Item No: #360756 A Letter on Woman Suffrage from One Woman to Another. Helena de Kay Gilder.

Anti-Suffrage Tract from a Founder of the Art Students League

A Letter on Woman Suffrage from One Woman to Another

Notes: An anti-women's suffrage pamphlet, reprinted from the edition of 1894 with a new one-page introduction.

Gilder's argument, made somewhat obliquely, is that women are incapable of the physical force or threat of force necessary for civilization. She makes this position much more directly in the new introduction: "Giving the ballot to woman would create a mere pretense of citizenship, for she could never enforce a law which her vote had placed on the statute book. She could not use the proper force of a sheriff, a member of a sheriff's posse, a marshal of a federal court, of a constable, policeman, militiaman, or federal soldier."
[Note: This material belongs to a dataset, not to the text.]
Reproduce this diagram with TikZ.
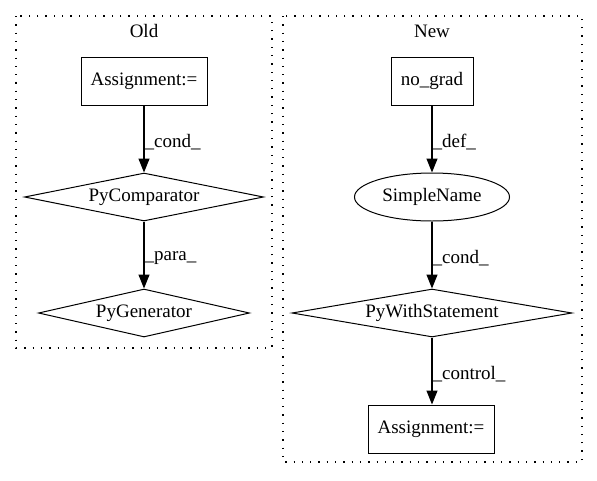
\documentclass[tikz,border=0pt]{standalone}
\usepackage{fontspec}
\setmainfont{Liberation Serif}
\usetikzlibrary{shapes.geometric,arrows.meta}
\begin{document}
\begin{tikzpicture}[x=1pt,y=-1pt,
  lbl/.style={font=\fontsize{19}{22}\selectfont},
  rectbox/.style={draw, rectangle, minimum height=48pt, inner sep=0pt, line width=1pt, lbl},
  diam/.style={draw, diamond, aspect=5, minimum height=48pt, inner sep=0pt, line width=1pt, lbl},
  ell/.style={draw, ellipse, minimum height=48pt, inner sep=0pt, line width=1pt, lbl},
  cluster/.style={line width=1.2pt, dash pattern=on 1.3pt off 7pt},
  edge/.style={line width=1.2pt, -{Triangle[length=14pt,width=11pt]}},
  elbl/.style={lbl, anchor=west, inner sep=0pt, yshift=-3pt}
]
\useasboundingbox (0,0) rectangle (597,480);
% clusters
\draw[cluster] (16,16) rectangle (272,348);
\node[lbl] (told) at (144,31) {Old};
\draw[cluster] (283,16) rectangle (582,462);
\node[lbl] (tnew) at (432,31) {New};
% Old
\node[rectbox, minimum width=126pt] (asg1) at (144,81) {Assignment:=};
\node[diam, minimum width=239pt] (cmp) at (144,197) {PyComparator};
\node[diam, minimum width=211pt] (gen) at (144,313) {PyGenerator};
% New
\node[rectbox, minimum width=82pt] (ng) at (432,81) {no\_grad};
\node[ell, minimum width=155pt] (sn) at (432,197) {SimpleName};
\node[diam, minimum width=280pt] (pws) at (432,313) {PyWithStatement};
\node[rectbox, minimum width=126pt] (asg2) at (431,429) {Assignment:=};
% edges
\draw[edge] (asg1.south) -- node[elbl] {\_cond\_} (cmp.north);
\draw[edge] (cmp.south) -- node[elbl] {\_para\_} (gen.north);
\draw[edge] (ng.south) -- node[elbl] {\_def\_} (sn.north);
\draw[edge] (sn.south) -- node[elbl] {\_cond\_} (pws.north);
\draw[edge] (pws.south) -- node[elbl] {\_control\_} (asg2.north -| pws.south);
\end{tikzpicture}
\end{document}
FWIW, Lola Baldwin was the first sworn woman police officer, hired by the City of Portland, Oregon, in 1908. Alice Stebbin Wells joined the Los Angeles Police Department in 1910. In 1915, Constance Kopp was hired by Bergen County, New Jersey, as the first female sheriff's deputy.
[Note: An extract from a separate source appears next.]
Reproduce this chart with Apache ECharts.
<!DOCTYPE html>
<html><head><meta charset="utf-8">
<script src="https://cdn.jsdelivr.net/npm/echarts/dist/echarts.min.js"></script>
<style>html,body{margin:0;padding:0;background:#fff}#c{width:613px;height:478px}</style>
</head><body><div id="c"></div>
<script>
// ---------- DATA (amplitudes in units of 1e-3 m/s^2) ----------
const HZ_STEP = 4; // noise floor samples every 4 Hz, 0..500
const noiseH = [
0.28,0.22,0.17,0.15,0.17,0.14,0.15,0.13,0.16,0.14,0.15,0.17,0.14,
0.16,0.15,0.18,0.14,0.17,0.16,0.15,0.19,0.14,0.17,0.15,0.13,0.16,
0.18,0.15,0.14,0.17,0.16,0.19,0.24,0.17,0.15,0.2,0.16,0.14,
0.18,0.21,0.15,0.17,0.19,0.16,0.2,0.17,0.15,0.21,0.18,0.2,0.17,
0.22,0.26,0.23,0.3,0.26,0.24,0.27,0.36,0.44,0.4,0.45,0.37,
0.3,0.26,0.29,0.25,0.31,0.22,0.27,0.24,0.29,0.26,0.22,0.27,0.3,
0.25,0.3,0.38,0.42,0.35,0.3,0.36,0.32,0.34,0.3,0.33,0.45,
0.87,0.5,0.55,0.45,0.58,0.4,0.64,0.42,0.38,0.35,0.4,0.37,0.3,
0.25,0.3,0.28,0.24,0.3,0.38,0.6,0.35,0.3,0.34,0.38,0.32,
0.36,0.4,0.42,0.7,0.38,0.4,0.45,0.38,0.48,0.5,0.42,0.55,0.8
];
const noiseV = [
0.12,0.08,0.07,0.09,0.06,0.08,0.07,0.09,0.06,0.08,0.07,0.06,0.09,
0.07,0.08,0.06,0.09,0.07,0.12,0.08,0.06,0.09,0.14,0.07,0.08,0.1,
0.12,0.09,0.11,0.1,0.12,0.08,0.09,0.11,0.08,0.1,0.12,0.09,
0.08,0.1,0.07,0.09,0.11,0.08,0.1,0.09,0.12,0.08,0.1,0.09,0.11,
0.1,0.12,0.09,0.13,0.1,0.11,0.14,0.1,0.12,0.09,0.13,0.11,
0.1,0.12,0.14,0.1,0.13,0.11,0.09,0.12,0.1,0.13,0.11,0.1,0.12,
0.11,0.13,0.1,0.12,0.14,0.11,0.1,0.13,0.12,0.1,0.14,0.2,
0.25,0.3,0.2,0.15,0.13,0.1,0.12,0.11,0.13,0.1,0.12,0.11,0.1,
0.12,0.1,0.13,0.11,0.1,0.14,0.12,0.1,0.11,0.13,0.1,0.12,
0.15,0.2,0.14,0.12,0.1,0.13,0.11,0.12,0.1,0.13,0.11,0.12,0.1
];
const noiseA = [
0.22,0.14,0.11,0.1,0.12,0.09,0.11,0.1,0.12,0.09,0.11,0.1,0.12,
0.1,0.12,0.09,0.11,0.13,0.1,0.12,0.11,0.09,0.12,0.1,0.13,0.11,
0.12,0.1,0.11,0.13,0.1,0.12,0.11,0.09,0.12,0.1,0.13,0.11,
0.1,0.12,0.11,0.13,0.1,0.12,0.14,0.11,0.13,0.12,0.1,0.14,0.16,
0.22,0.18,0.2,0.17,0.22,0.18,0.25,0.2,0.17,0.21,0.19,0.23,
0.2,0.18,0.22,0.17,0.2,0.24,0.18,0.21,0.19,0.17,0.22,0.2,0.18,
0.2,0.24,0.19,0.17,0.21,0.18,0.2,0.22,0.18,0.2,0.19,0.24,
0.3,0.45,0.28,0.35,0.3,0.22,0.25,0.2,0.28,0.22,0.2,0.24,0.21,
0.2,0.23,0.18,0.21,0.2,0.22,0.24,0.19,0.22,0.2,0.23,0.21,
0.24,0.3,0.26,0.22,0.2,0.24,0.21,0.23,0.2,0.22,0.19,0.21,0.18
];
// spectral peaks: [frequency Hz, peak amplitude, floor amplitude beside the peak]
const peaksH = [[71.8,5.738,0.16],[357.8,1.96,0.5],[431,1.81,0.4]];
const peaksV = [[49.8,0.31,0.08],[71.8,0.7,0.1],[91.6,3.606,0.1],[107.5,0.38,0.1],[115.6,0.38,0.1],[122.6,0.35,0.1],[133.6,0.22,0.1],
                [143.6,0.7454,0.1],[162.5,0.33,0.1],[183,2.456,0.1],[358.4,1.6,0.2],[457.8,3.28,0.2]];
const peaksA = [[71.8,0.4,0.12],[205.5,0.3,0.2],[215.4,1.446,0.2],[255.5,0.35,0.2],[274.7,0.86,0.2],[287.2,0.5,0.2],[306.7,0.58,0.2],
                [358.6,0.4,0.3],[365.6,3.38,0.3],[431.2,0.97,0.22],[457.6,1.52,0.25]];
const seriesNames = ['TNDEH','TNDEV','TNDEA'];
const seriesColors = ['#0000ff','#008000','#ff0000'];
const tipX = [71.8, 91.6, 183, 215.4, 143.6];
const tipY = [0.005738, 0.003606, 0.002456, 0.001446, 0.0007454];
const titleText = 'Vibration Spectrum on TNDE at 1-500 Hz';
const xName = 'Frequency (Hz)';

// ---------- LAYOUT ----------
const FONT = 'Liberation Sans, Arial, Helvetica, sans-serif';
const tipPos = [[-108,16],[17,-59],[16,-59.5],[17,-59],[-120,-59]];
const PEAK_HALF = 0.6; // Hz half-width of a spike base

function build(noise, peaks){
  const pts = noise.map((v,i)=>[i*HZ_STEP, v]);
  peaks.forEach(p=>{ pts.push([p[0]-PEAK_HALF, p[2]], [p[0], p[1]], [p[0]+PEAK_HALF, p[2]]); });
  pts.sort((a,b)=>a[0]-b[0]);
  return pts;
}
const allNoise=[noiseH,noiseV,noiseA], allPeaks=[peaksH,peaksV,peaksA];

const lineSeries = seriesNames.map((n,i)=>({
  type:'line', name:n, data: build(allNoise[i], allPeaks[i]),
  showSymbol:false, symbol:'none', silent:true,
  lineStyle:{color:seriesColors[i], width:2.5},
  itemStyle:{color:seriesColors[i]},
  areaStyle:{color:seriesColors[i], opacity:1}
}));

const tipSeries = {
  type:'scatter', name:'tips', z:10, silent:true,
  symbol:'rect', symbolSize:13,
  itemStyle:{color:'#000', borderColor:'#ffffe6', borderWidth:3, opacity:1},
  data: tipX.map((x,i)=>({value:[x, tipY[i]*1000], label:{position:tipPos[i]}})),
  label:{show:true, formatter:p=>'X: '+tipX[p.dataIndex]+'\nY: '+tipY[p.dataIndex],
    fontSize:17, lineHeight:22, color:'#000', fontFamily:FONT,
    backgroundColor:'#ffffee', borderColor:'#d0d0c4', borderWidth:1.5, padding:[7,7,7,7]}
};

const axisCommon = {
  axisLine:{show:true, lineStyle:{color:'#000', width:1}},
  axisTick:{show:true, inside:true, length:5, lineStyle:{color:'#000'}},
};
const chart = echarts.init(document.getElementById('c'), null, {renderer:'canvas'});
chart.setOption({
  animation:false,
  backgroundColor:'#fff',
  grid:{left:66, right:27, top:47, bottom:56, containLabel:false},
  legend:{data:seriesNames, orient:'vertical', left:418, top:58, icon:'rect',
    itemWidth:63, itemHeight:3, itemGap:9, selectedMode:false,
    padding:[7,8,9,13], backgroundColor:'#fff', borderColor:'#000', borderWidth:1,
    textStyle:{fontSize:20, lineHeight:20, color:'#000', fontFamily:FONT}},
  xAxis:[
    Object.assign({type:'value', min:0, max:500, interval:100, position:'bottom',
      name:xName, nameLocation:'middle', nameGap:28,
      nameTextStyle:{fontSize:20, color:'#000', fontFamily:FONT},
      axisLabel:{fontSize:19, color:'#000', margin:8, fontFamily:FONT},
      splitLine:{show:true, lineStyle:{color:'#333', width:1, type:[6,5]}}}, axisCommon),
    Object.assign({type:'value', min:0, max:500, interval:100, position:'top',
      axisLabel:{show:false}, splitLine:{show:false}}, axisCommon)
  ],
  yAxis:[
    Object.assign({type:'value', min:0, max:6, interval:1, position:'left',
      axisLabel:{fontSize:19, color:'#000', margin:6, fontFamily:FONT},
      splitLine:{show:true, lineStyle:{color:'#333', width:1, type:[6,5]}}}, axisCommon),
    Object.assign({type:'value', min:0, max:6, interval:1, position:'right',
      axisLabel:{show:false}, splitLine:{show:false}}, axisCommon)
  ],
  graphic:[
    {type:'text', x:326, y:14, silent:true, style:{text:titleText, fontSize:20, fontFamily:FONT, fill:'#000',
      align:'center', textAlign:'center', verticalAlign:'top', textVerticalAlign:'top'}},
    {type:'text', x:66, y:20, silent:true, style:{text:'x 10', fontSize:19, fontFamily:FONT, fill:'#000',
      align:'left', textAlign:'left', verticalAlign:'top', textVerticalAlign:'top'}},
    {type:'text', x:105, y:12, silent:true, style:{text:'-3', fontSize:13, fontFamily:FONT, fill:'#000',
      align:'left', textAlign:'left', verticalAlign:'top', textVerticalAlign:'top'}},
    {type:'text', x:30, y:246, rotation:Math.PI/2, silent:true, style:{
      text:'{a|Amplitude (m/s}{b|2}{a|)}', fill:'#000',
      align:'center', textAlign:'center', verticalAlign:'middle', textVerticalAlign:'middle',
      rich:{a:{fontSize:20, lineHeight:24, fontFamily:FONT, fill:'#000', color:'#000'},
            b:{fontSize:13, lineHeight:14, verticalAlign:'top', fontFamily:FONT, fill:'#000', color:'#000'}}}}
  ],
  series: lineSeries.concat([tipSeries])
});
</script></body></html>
According to OCLC, the first edition of this anti-suffrage tract is widely held in libraries; this second edition is rather uncommon.

Gilder (1846–1916) was married to the writer Richard Watson Gilder and had seven children. She trained as a painter and did some commercial illustration work. She co-founded the Art Students League and the Society of American Artists. She was also the model for female figures in several Winslow Homer paintings.

15 pages. 5 by 7 inches.

Edition + Condition: Second edition. Some spotting to covers, else very good in printed wrappers.

Publication: New York: (n.p.), 1909.